Their thing was to reproduce so successfully that by 1973 the population was estimated at 600 birds. That spring, 579 hunting permits were issued by lottery for a 12-day season, gobblers, or males, only. Twenty-three turkeys were shot. The average weight of adult birds—turkeys older than a year—was 20.3 pounds, Goliaths by turkey standards.

"Last spring, we conservatively estimated the population to be between 6,000 and 8,000 birds," says Wallin. "And that's about what it is today, close to the carrying capacity of the land down here. Turkeys won't overpopulate like deer, but they're extending their range. They're farther north now than they were historically. They cover a lot of ground, and they eat almost anything, so they're very adaptable.

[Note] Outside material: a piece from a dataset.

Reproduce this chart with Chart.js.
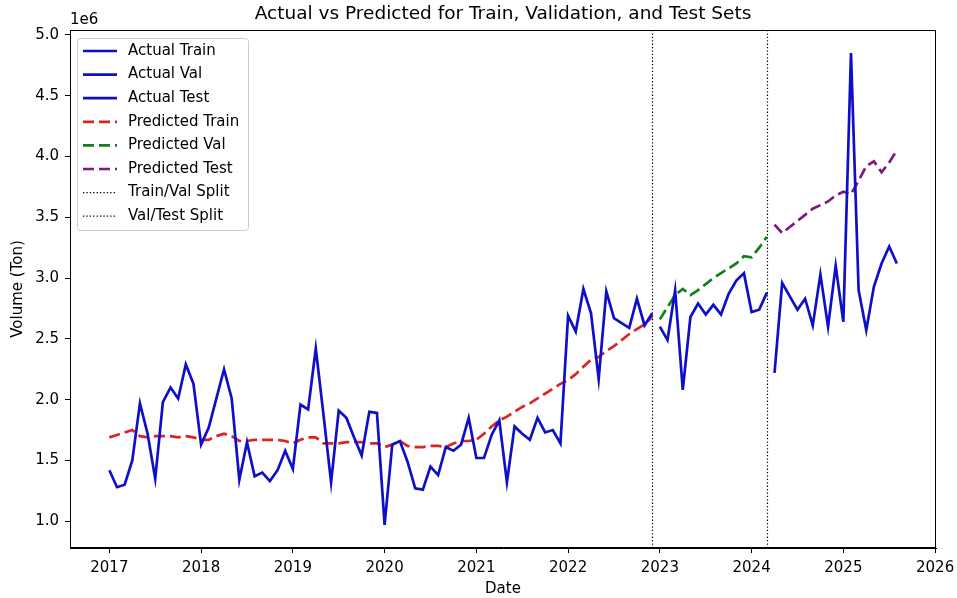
<!DOCTYPE html>
<html>
<head>
<meta charset="utf-8">
<script src="https://cdn.jsdelivr.net/npm/chart.js@4.4.1/dist/chart.umd.min.js"></script>
<style>
  html, body { margin: 0; padding: 0; background: #fff; }
</style>
</head>
<body>
<canvas id="chart" width="957" height="598"></canvas>
<script>
// monthly series, values in millions of tons (axis shows 1e6 offset)
const trainStart = [2017, 1];
const valStart = [2023, 1];
const testStart = [2024, 4];

const actualTrain = [
  1.42, 1.28, 1.30, 1.50, 1.97, 1.72, 1.35, 1.98, 2.10, 2.01, 2.29, 2.13,
  1.63, 1.77, 2.01, 2.25, 2.01, 1.34, 1.65, 1.37, 1.40, 1.33, 1.42, 1.58,
  1.43, 1.96, 1.92, 2.42, 1.88, 1.32, 1.91, 1.85, 1.69, 1.54, 1.90, 1.89,
  0.97, 1.63, 1.66, 1.49, 1.27, 1.26, 1.45, 1.38, 1.61, 1.58, 1.63, 1.85,
  1.52, 1.52, 1.71, 1.83, 1.32, 1.78, 1.72, 1.67, 1.85, 1.73, 1.75, 1.64,
  2.69, 2.56, 2.91, 2.71, 2.17, 2.89, 2.67, 2.63, 2.59, 2.83, 2.61, 2.71
];
const actualVal = [2.60, 2.49, 2.90, 2.08, 2.68, 2.79, 2.70, 2.78, 2.70, 2.87, 2.98, 3.04, 2.72, 2.74, 2.88];
const actualTest = [2.22, 2.96, 2.85, 2.74, 2.83, 2.61, 3.03, 2.60, 3.10, 2.64, 4.85, 2.90, 2.57, 2.93, 3.12, 3.26, 3.12];

const predTrain = [
  1.69, 1.71, 1.73, 1.75, 1.70, 1.69, 1.70, 1.70, 1.70, 1.69, 1.70, 1.69,
  1.67, 1.67, 1.70, 1.72, 1.70, 1.66, 1.66, 1.67, 1.67, 1.67, 1.67, 1.66,
  1.64, 1.67, 1.69, 1.69, 1.64, 1.64, 1.64, 1.65, 1.65, 1.65, 1.64, 1.64,
  1.61, 1.63, 1.66, 1.62, 1.61, 1.61, 1.62, 1.62, 1.61, 1.64, 1.66, 1.66,
  1.67, 1.72, 1.78, 1.83, 1.86, 1.90, 1.94, 1.97, 2.01, 2.05, 2.09, 2.13,
  2.16, 2.21, 2.27, 2.33, 2.35, 2.40, 2.44, 2.49, 2.54, 2.58, 2.62, 2.68
];
const predVal = [2.66, 2.76, 2.86, 2.91, 2.86, 2.90, 2.95, 3.00, 3.04, 3.08, 3.12, 3.18, 3.17, 3.25, 3.34];
const predTest = [3.44, 3.37, 3.42, 3.47, 3.52, 3.57, 3.60, 3.63, 3.68, 3.71, 3.69, 3.80, 3.92, 3.96, 3.87, 3.95, 4.05];

const xTicks = [2017, 2018, 2019, 2020, 2021, 2022, 2023, 2024, 2025, 2026];
const yTicks = [1.0, 1.5, 2.0, 2.5, 3.0, 3.5, 4.0, 4.5, 5.0];

const FONT = "'DejaVu Sans', sans-serif";
const FS = 15;
const BLUE = '#0f0fc8';
const DASH = [11, 5];
const DOT = [1.3, 2.1];

// month index -> decimal year
function toPoints(start, values) {
  return values.map((v, i) => {
    const m = start[1] - 1 + i;
    return { x: start[0] + Math.floor(m / 12) + (m % 12) / 12, y: v };
  });
}

const trainPts = toPoints(trainStart, actualTrain);
const valPts = toPoints(valStart, actualVal);
const splits = [trainPts[trainPts.length - 1].x, valPts[valPts.length - 1].x];

function line(label, start, values, color, dash) {
  return {
    label,
    data: toPoints(start, values),
    borderColor: color,
    borderWidth: 2.7,
    borderDash: dash,
    pointRadius: 0,
    tension: 0,
    fill: false
  };
}

const datasets = [
  line('Actual Train', trainStart, actualTrain, BLUE, []),
  line('Actual Val', valStart, actualVal, BLUE, []),
  line('Actual Test', testStart, actualTest, BLUE, []),
  line('Predicted Train', trainStart, predTrain, '#dd2222', DASH),
  line('Predicted Val', valStart, predVal, '#12801a', DASH),
  line('Predicted Test', testStart, predTest, '#7d1a7d', DASH)
];

const extras = {
  id: 'extras',
  beforeDatasetsDraw(chart) {
    const { ctx, chartArea: a, scales } = chart;
    ctx.save();
    ctx.strokeStyle = '#000';
    ctx.lineWidth = 1.2;
    ctx.setLineDash(DOT);
    splits.forEach(s => {
      const px = Math.round(scales.x.getPixelForValue(s)) + 0.5;
      ctx.beginPath();
      ctx.moveTo(px, a.top);
      ctx.lineTo(px, a.bottom);
      ctx.stroke();
    });
    ctx.restore();
  },
  afterDraw(chart) {
    const { ctx, chartArea: a } = chart;
    ctx.save();
    // frame
    ctx.strokeStyle = '#000';
    ctx.lineWidth = 1;
    ctx.strokeRect(a.left + 0.5, a.top + 0.5, a.right - a.left - 1, a.bottom - a.top - 1);

    // title and offset text
    ctx.fillStyle = '#000';
    ctx.font = '18.5px ' + FONT;
    ctx.textAlign = 'center';
    ctx.textBaseline = 'middle';
    ctx.fillText('Actual vs Predicted for Train, Validation, and Test Sets', (a.left + a.right) / 2, 14);
    ctx.font = FS + 'px ' + FONT;
    ctx.textAlign = 'left';
    ctx.fillText('1e6', a.left, 20);

    // legend
    const lx = 77.5, ly = 38.5, lw = 171, lh = 192;
    ctx.beginPath();
    ctx.roundRect(lx, ly, lw, lh, 3);
    ctx.fillStyle = 'rgba(255,255,255,0.8)';
    ctx.fill();
    ctx.strokeStyle = '#cccccc';
    ctx.stroke();
    const items = chart.data.datasets.map(d => ({ label: d.label, color: d.borderColor, dash: d.borderDash, w: 2.7 }));
    items.push({ label: 'Train/Val Split', color: '#000', dash: DOT, w: 1.2 });
    items.push({ label: 'Val/Test Split', color: '#000', dash: DOT, w: 1.2 });
    items.forEach((it, i) => {
      const y = 51 + i * 23.6;
      ctx.strokeStyle = it.color;
      ctx.lineWidth = it.w;
      ctx.setLineDash(it.dash);
      ctx.beginPath();
      ctx.moveTo(83, y);
      ctx.lineTo(117, y);
      ctx.stroke();
      ctx.setLineDash([]);
      ctx.fillStyle = '#000';
      ctx.textAlign = 'left';
      ctx.textBaseline = 'middle';
      ctx.fillText(it.label, 128, y);
    });
    ctx.restore();
  }
};

new Chart(document.getElementById('chart'), {
  type: 'line',
  data: { datasets },
  options: {
    responsive: false,
    animation: false,
    layout: { padding: { top: 30, right: 21, left: 0, bottom: 0 } },
    plugins: { legend: { display: false }, title: { display: false }, tooltip: { enabled: false } },
    scales: {
      x: {
        type: 'linear',
        min: 2016.571,
        max: 2026.01,
        afterBuildTicks: s => { s.ticks = xTicks.map(v => ({ value: v })); },
        afterFit: s => { s.height = 50; s.paddingLeft = 0; s.paddingRight = 0; },
        grid: { drawOnChartArea: false, drawTicks: true, tickLength: 5, tickColor: '#000' },
        border: { display: true, color: '#000', width: 1 },
        ticks: { color: '#000', font: { family: FONT, size: FS }, padding: 6, maxRotation: 0, callback: v => String(v) },
        title: { display: true, text: 'Date', color: '#000', font: { family: FONT, size: FS }, padding: { top: 0, bottom: 0 } }
      },
      y: {
        type: 'linear',
        min: 0.78,
        max: 5.04,
        afterBuildTicks: s => { s.ticks = yTicks.map(v => ({ value: v })); },
        afterFit: s => { s.width = 70; s.paddingTop = 0; s.paddingBottom = 0; },
        grid: { drawOnChartArea: false, drawTicks: true, tickLength: 5, tickColor: '#000' },
        border: { display: true, color: '#000', width: 1 },
        ticks: { color: '#000', font: { family: FONT, size: FS }, padding: 6, callback: v => v.toFixed(1) },
        title: { display: true, text: 'Volume (Ton)', color: '#000', font: { family: FONT, size: FS }, padding: { top: 9, bottom: 0 } }
      }
    }
  },
  plugins: [extras]
});
</script>
</body>
</html>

"They're getting smarter, too. The success rate for the '73 season was 4%. Last year it was 2.3%—we issued 9,219 permits and checked in 210 birds. More birds are taken in the fall season [when either sex may be hunted], but the population is so strong now that we've started live-trapping birds to ship out to other states—New Jersey, Maine and New Hampshire. Last year we even flew 15 birds to West Germany."